By Connor and Bri McFadden
The stage lights dim, allowing the full moon to cast an eerie shadow across the stage from behind us. It’s showtime. Popcorn? Check. Drink? Check. Moonlight’s talented cast and opening night of “West Side Story?” Check. The orchestra begins to play. All it takes is a few finger snaps from Riff (played by Taylor Simmons), and slowly, one by one, the Jets gang struts their way on stage to face off with the Sharks. The scene erupts with dancers from every corner of the stage soaring and leaping over the curbs and New York City street signs. From the very beginning the audience is reminded why “West Side Story” is a musical classic that stands alone.
This Moonlight production of “West Side Story” maximizes the stage like no other musical we have seen at the Moonlight before. With an incredibly talented and very able 32-member cast, combined with the accompaniment of the 29-member orchestra, conducted by Elan McMahan, this musical is not one you’ll soon forget.
The setting takes place on the harsh streets of the upper west side of New York City. It’s here where the White “Jets” and Puerto Rican “Sharks” battle for control of what they both consider their “turf.” The plot becomes complicated when a recovering gang member and Jet, Tony (Michael James Byrne) falls in love with his Shark rival’s sister Maria (Bella Gill).
The love-smitten duo has several unforgettable performances. Michael’s powerful and charming voice effortlessly hit all the high and low notes in “Something’s Coming,” and his voice takes the classic favorite “Tonight” to another level. Bella Gill’s voice is stunning and breathtaking. She easily hits the soaring heights of the vocally demanding number “Love Song.” It was as if this musical was written for her voice alone. With each note she steals the hearts and attention of the audience. Their duet “Somewhere” is truly the Moonlight must see of the summer.
West Side Story is a show with challenging choreography only the most talented and skilled dancers can perform. This was on full display in the song “The Dance at the Gym” where every move is tightly choreographed, and the Latin rhythms mixed with modern jazz sounds add intensity to this famous dance-off.

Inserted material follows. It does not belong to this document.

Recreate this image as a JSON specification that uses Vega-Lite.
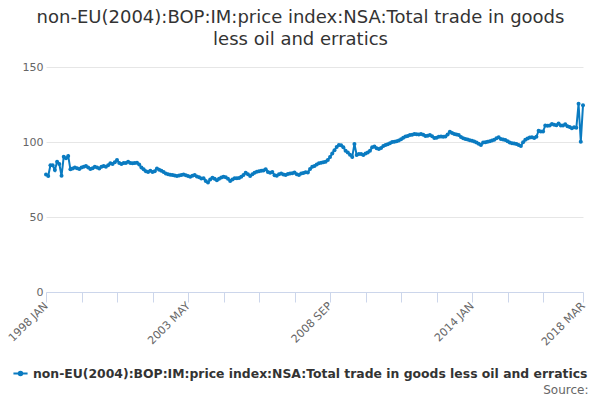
{
  "$schema": "https://vega.github.io/schema/vega-lite/v6.json",
  "width": 537,
  "height": 225,
  "autosize": {"type": "none"},
  "padding": {"left": 46, "top": 67, "right": 17, "bottom": 108},
  "background": "white",
  "config": {
    "font": "DejaVu Sans",
    "view": {"stroke": null}
  },
  "title": {
    "text": ["non-EU(2004):BOP:IM:price index:NSA:Total trade in goods", "less oil and erratics"],
    "fontSize": 18,
    "fontWeight": "normal",
    "color": "#333333",
    "anchor": "middle",
    "dx": -14,
    "offset": 12,
    "lineHeight": 22
  },
  "data": {
    "values": [
      {"month": "1998 JAN", "value": 78.4}, {"month": "1998 FEB", "value": 77.3}, {"month": "1998 MAR", "value": 84.5}, {"month": "1998 APR", "value": 84.5}, {"month": "1998 MAY", "value": 81.3}, {"month": "1998 JUN", "value": 86.9}, {"month": "1998 JUL", "value": 85.3}, {"month": "1998 AUG", "value": 77.5}, {"month": "1998 SEP", "value": 90.2}, {"month": "1998 OCT", "value": 89.1}, {"month": "1998 NOV", "value": 90.7}, {"month": "1998 DEC", "value": 81.8},
      {"month": "1999 JAN", "value": 82.4}, {"month": "1999 FEB", "value": 83}, {"month": "1999 MAR", "value": 82.5}, {"month": "1999 APR", "value": 82}, {"month": "1999 MAY", "value": 83}, {"month": "1999 JUN", "value": 83.5}, {"month": "1999 JUL", "value": 84}, {"month": "1999 AUG", "value": 83}, {"month": "1999 SEP", "value": 82}, {"month": "1999 OCT", "value": 82.5}, {"month": "1999 NOV", "value": 83.5}, {"month": "1999 DEC", "value": 83},
      {"month": "2000 JAN", "value": 82.4}, {"month": "2000 FEB", "value": 83.5}, {"month": "2000 MAR", "value": 84}, {"month": "2000 APR", "value": 83.5}, {"month": "2000 MAY", "value": 84.5}, {"month": "2000 JUN", "value": 85.8}, {"month": "2000 JUL", "value": 85.3}, {"month": "2000 AUG", "value": 86.5}, {"month": "2000 SEP", "value": 88}, {"month": "2000 OCT", "value": 86}, {"month": "2000 NOV", "value": 85.3}, {"month": "2000 DEC", "value": 86},
      {"month": "2001 JAN", "value": 86}, {"month": "2001 FEB", "value": 86.9}, {"month": "2001 MAR", "value": 86}, {"month": "2001 APR", "value": 85.8}, {"month": "2001 MAY", "value": 86}, {"month": "2001 JUN", "value": 86.2}, {"month": "2001 JUL", "value": 85}, {"month": "2001 AUG", "value": 83}, {"month": "2001 SEP", "value": 81.8}, {"month": "2001 OCT", "value": 80.5}, {"month": "2001 NOV", "value": 80}, {"month": "2001 DEC", "value": 80.9},
      {"month": "2002 JAN", "value": 80}, {"month": "2002 FEB", "value": 80.5}, {"month": "2002 MAR", "value": 82.4}, {"month": "2002 APR", "value": 81.5}, {"month": "2002 MAY", "value": 80.9}, {"month": "2002 JUN", "value": 80}, {"month": "2002 JUL", "value": 79}, {"month": "2002 AUG", "value": 78.5}, {"month": "2002 SEP", "value": 78.2}, {"month": "2002 OCT", "value": 78}, {"month": "2002 NOV", "value": 77.6}, {"month": "2002 DEC", "value": 77.3},
      {"month": "2003 JAN", "value": 77.6}, {"month": "2003 FEB", "value": 78}, {"month": "2003 MAR", "value": 78.4}, {"month": "2003 APR", "value": 77.8}, {"month": "2003 MAY", "value": 77.3}, {"month": "2003 JUN", "value": 76.9}, {"month": "2003 JUL", "value": 77.5}, {"month": "2003 AUG", "value": 78}, {"month": "2003 SEP", "value": 77}, {"month": "2003 OCT", "value": 76.5}, {"month": "2003 NOV", "value": 75.6}, {"month": "2003 DEC", "value": 75.8},
      {"month": "2004 JAN", "value": 74}, {"month": "2004 FEB", "value": 73}, {"month": "2004 MAR", "value": 75}, {"month": "2004 APR", "value": 76.2}, {"month": "2004 MAY", "value": 75.5}, {"month": "2004 JUN", "value": 74.5}, {"month": "2004 JUL", "value": 75.5}, {"month": "2004 AUG", "value": 76.4}, {"month": "2004 SEP", "value": 76.9}, {"month": "2004 OCT", "value": 76.5}, {"month": "2004 NOV", "value": 75.5}, {"month": "2004 DEC", "value": 74},
      {"month": "2005 JAN", "value": 75}, {"month": "2005 FEB", "value": 75.8}, {"month": "2005 MAR", "value": 75.8}, {"month": "2005 APR", "value": 76}, {"month": "2005 MAY", "value": 76.8}, {"month": "2005 JUN", "value": 78}, {"month": "2005 JUL", "value": 79.5}, {"month": "2005 AUG", "value": 78.5}, {"month": "2005 SEP", "value": 77.3}, {"month": "2005 OCT", "value": 78.5}, {"month": "2005 NOV", "value": 79.5}, {"month": "2005 DEC", "value": 80.2},
      {"month": "2006 JAN", "value": 80.5}, {"month": "2006 FEB", "value": 80.9}, {"month": "2006 MAR", "value": 81}, {"month": "2006 APR", "value": 81.8}, {"month": "2006 MAY", "value": 80}, {"month": "2006 JUN", "value": 79.5}, {"month": "2006 JUL", "value": 80}, {"month": "2006 AUG", "value": 77.8}, {"month": "2006 SEP", "value": 77.5}, {"month": "2006 OCT", "value": 78.5}, {"month": "2006 NOV", "value": 79}, {"month": "2006 DEC", "value": 78.3},
      {"month": "2007 JAN", "value": 78}, {"month": "2007 FEB", "value": 78.7}, {"month": "2007 MAR", "value": 79}, {"month": "2007 APR", "value": 79.1}, {"month": "2007 MAY", "value": 79.6}, {"month": "2007 JUN", "value": 78.5}, {"month": "2007 JUL", "value": 78}, {"month": "2007 AUG", "value": 79}, {"month": "2007 SEP", "value": 79.3}, {"month": "2007 OCT", "value": 79.8}, {"month": "2007 NOV", "value": 79.6}, {"month": "2007 DEC", "value": 82},
      {"month": "2008 JAN", "value": 83.5}, {"month": "2008 FEB", "value": 84}, {"month": "2008 MAR", "value": 85}, {"month": "2008 APR", "value": 85.8}, {"month": "2008 MAY", "value": 86.2}, {"month": "2008 JUN", "value": 86.5}, {"month": "2008 JUL", "value": 86.9}, {"month": "2008 AUG", "value": 88}, {"month": "2008 SEP", "value": 90}, {"month": "2008 OCT", "value": 92.4}, {"month": "2008 NOV", "value": 94.5}, {"month": "2008 DEC", "value": 96.6},
      {"month": "2009 JAN", "value": 98}, {"month": "2009 FEB", "value": 97.8}, {"month": "2009 MAR", "value": 96.5}, {"month": "2009 APR", "value": 94.2}, {"month": "2009 MAY", "value": 93}, {"month": "2009 JUN", "value": 91.5}, {"month": "2009 JUL", "value": 90}, {"month": "2009 AUG", "value": 98.7}, {"month": "2009 SEP", "value": 91.3}, {"month": "2009 OCT", "value": 92}, {"month": "2009 NOV", "value": 92}, {"month": "2009 DEC", "value": 91.3},
      {"month": "2010 JAN", "value": 92.4}, {"month": "2010 FEB", "value": 93}, {"month": "2010 MAR", "value": 94.2}, {"month": "2010 APR", "value": 96.5}, {"month": "2010 MAY", "value": 97}, {"month": "2010 JUN", "value": 95.8}, {"month": "2010 JUL", "value": 95.3}, {"month": "2010 AUG", "value": 96}, {"month": "2010 SEP", "value": 97.3}, {"month": "2010 OCT", "value": 98}, {"month": "2010 NOV", "value": 98.5}, {"month": "2010 DEC", "value": 99.2},
      {"month": "2011 JAN", "value": 100}, {"month": "2011 FEB", "value": 100.2}, {"month": "2011 MAR", "value": 100.5}, {"month": "2011 APR", "value": 101}, {"month": "2011 MAY", "value": 101.8}, {"month": "2011 JUN", "value": 102.8}, {"month": "2011 JUL", "value": 103.6}, {"month": "2011 AUG", "value": 104}, {"month": "2011 SEP", "value": 104.7}, {"month": "2011 OCT", "value": 104.9}, {"month": "2011 NOV", "value": 105.3}, {"month": "2011 DEC", "value": 105.2},
      {"month": "2012 JAN", "value": 105}, {"month": "2012 FEB", "value": 105.3}, {"month": "2012 MAR", "value": 104.8}, {"month": "2012 APR", "value": 104}, {"month": "2012 MAY", "value": 104.2}, {"month": "2012 JUN", "value": 104.7}, {"month": "2012 JUL", "value": 103.8}, {"month": "2012 AUG", "value": 102.6}, {"month": "2012 SEP", "value": 102.8}, {"month": "2012 OCT", "value": 103.5}, {"month": "2012 NOV", "value": 103.6}, {"month": "2012 DEC", "value": 103.5},
      {"month": "2013 JAN", "value": 103.6}, {"month": "2013 FEB", "value": 105}, {"month": "2013 MAR", "value": 106.9}, {"month": "2013 APR", "value": 106}, {"month": "2013 MAY", "value": 105.3}, {"month": "2013 JUN", "value": 105}, {"month": "2013 JUL", "value": 104.7}, {"month": "2013 AUG", "value": 103.3}, {"month": "2013 SEP", "value": 102.5}, {"month": "2013 OCT", "value": 102}, {"month": "2013 NOV", "value": 101.6}, {"month": "2013 DEC", "value": 101.2},
      {"month": "2014 JAN", "value": 100.8}, {"month": "2014 FEB", "value": 100.3}, {"month": "2014 MAR", "value": 99.6}, {"month": "2014 APR", "value": 98.8}, {"month": "2014 MAY", "value": 98}, {"month": "2014 JUN", "value": 99.6}, {"month": "2014 JUL", "value": 99.8}, {"month": "2014 AUG", "value": 100.2}, {"month": "2014 SEP", "value": 100.5}, {"month": "2014 OCT", "value": 101}, {"month": "2014 NOV", "value": 101.5}, {"month": "2014 DEC", "value": 102.5},
      {"month": "2015 JAN", "value": 103.2}, {"month": "2015 FEB", "value": 102}, {"month": "2015 MAR", "value": 101.6}, {"month": "2015 APR", "value": 101.3}, {"month": "2015 MAY", "value": 100.5}, {"month": "2015 JUN", "value": 99.7}, {"month": "2015 JUL", "value": 99.1}, {"month": "2015 AUG", "value": 99}, {"month": "2015 SEP", "value": 98.7}, {"month": "2015 OCT", "value": 98}, {"month": "2015 NOV", "value": 97.3}, {"month": "2015 DEC", "value": 99.8},
      {"month": "2016 JAN", "value": 101.5}, {"month": "2016 FEB", "value": 102.4}, {"month": "2016 MAR", "value": 103}, {"month": "2016 APR", "value": 103.1}, {"month": "2016 MAY", "value": 102.6}, {"month": "2016 JUN", "value": 103.5}, {"month": "2016 JUL", "value": 107.5}, {"month": "2016 AUG", "value": 107}, {"month": "2016 SEP", "value": 107}, {"month": "2016 OCT", "value": 111}, {"month": "2016 NOV", "value": 110.8}, {"month": "2016 DEC", "value": 111},
      {"month": "2017 JAN", "value": 112}, {"month": "2017 FEB", "value": 111.5}, {"month": "2017 MAR", "value": 111.2}, {"month": "2017 APR", "value": 112.4}, {"month": "2017 MAY", "value": 111}, {"month": "2017 JUN", "value": 111}, {"month": "2017 JUL", "value": 111.8}, {"month": "2017 AUG", "value": 110.5}, {"month": "2017 SEP", "value": 110}, {"month": "2017 OCT", "value": 109.2}, {"month": "2017 NOV", "value": 109.8}, {"month": "2017 DEC", "value": 109.5},
      {"month": "2018 JAN", "value": 125.5}, {"month": "2018 FEB", "value": 100.2}, {"month": "2018 MAR", "value": 124.5}
    ]
  },
  "mark": {
    "type": "line",
    "strokeWidth": 2,
    "point": {"filled": true, "size": 16}
  },
  "encoding": {
    "x": {
      "field": "month",
      "type": "ordinal",
      "sort": null,
      "scale": {"type": "point", "padding": 0},
      "axis": {
        "title": "Source:",
        "titleFontSize": 12,
        "titleFontWeight": "normal",
        "titleColor": "#666666",
        "titleAnchor": "end",
        "titleAlign": "right",
        "titleBaseline": "alphabetic",
        "titleX": 542,
        "titleY": 101,
        "values": ["1998 JAN", "1999 MAY", "2000 SEP", "2002 JAN", "2003 MAY", "2004 SEP", "2006 JAN", "2007 MAY", "2008 SEP", "2010 JAN", "2011 MAY", "2012 SEP", "2014 JAN", "2015 MAY", "2016 SEP", "2018 MAR"],
        "labelExpr": "indexof(['1998 JAN','2003 MAY','2008 SEP','2014 JAN','2018 MAR'], datum.value) >= 0 ? datum.value : ''",
        "labelAngle": -45,
        "labelAlign": "right",
        "labelBaseline": "middle",
        "labelFontSize": 11,
        "labelColor": "#666666",
        "labelPadding": 2,
        "labelOverlap": false,
        "domainColor": "#ccd6eb",
        "tickColor": "#ccd6eb",
        "tickSize": 10,
        "grid": false
      }
    },
    "y": {
      "field": "value",
      "type": "quantitative",
      "scale": {"domain": [0, 150], "nice": false},
      "axis": {
        "title": null,
        "values": [0, 50, 100, 150],
        "domain": false,
        "ticks": false,
        "labelFontSize": 11,
        "labelColor": "#666666",
        "labelPadding": 3,
        "gridColor": "#e6e6e6"
      }
    },
    "color": {
      "datum": "non-EU(2004):BOP:IM:price index:NSA:Total trade in goods less oil and erratics",
      "type": "nominal",
      "scale": {"range": ["#0a7bc1"]},
      "legend": {
        "title": null,
        "orient": "none",
        "legendX": -34,
        "legendY": 298,
        "symbolType": "M-1,0L1,0M-0.25,0A0.25,0.25 0 1 1 0.25,0A0.25,0.25 0 1 1 -0.25,0",
        "symbolSize": 200,
        "symbolStrokeWidth": 2,
        "labelFontSize": 12.4,
        "labelFontWeight": "bold",
        "labelColor": "#333333",
        "labelLimit": 600
      }
    }
  }
}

Moonlight Amphitheater is always a fun venue and it’s almost unanimous to hear people say it outperformed what they had thought it would be like when they experience it for the first time. We enjoy the hometown feel and love to see the director in the audience, or the mayor taking in the show from the front row.
After some polite conversation to the woman on our right, we discovered she was Carlotta Malone, one of 3 costume coordinators for the show. She was very friendly and was kind enough to share a few things that happened behind the scenes. We learned there were many costume adjustments and replacements that had to be made due to the difficulty of the choreography which caused the cast members to tear holes in the knees and bottoms of their pants. To our left was choreographer Hector Guerero who is one of only two people certified by Tony Robbins to reproduce the original choreography. We felt honored to take in the show seated next to someone so integral in keeping “West Side Story” close to the original production.
While “West Side Story” was an incredible show, it was also hard to take in at times. As the story plays out and the issues of race and prejudice escalate into violence, one could only notice how many similarities there are to what we see in our culture today. It was almost painful to watch how much hate there was, and yet the hate fueled this beautiful “West Side Story” of what it means to look beyond racial divides and see people for what’s behind the color of their skin. For this reason alone, the show is worth seeing. Go see “West Side Story” at Moonlight Amphitheatre.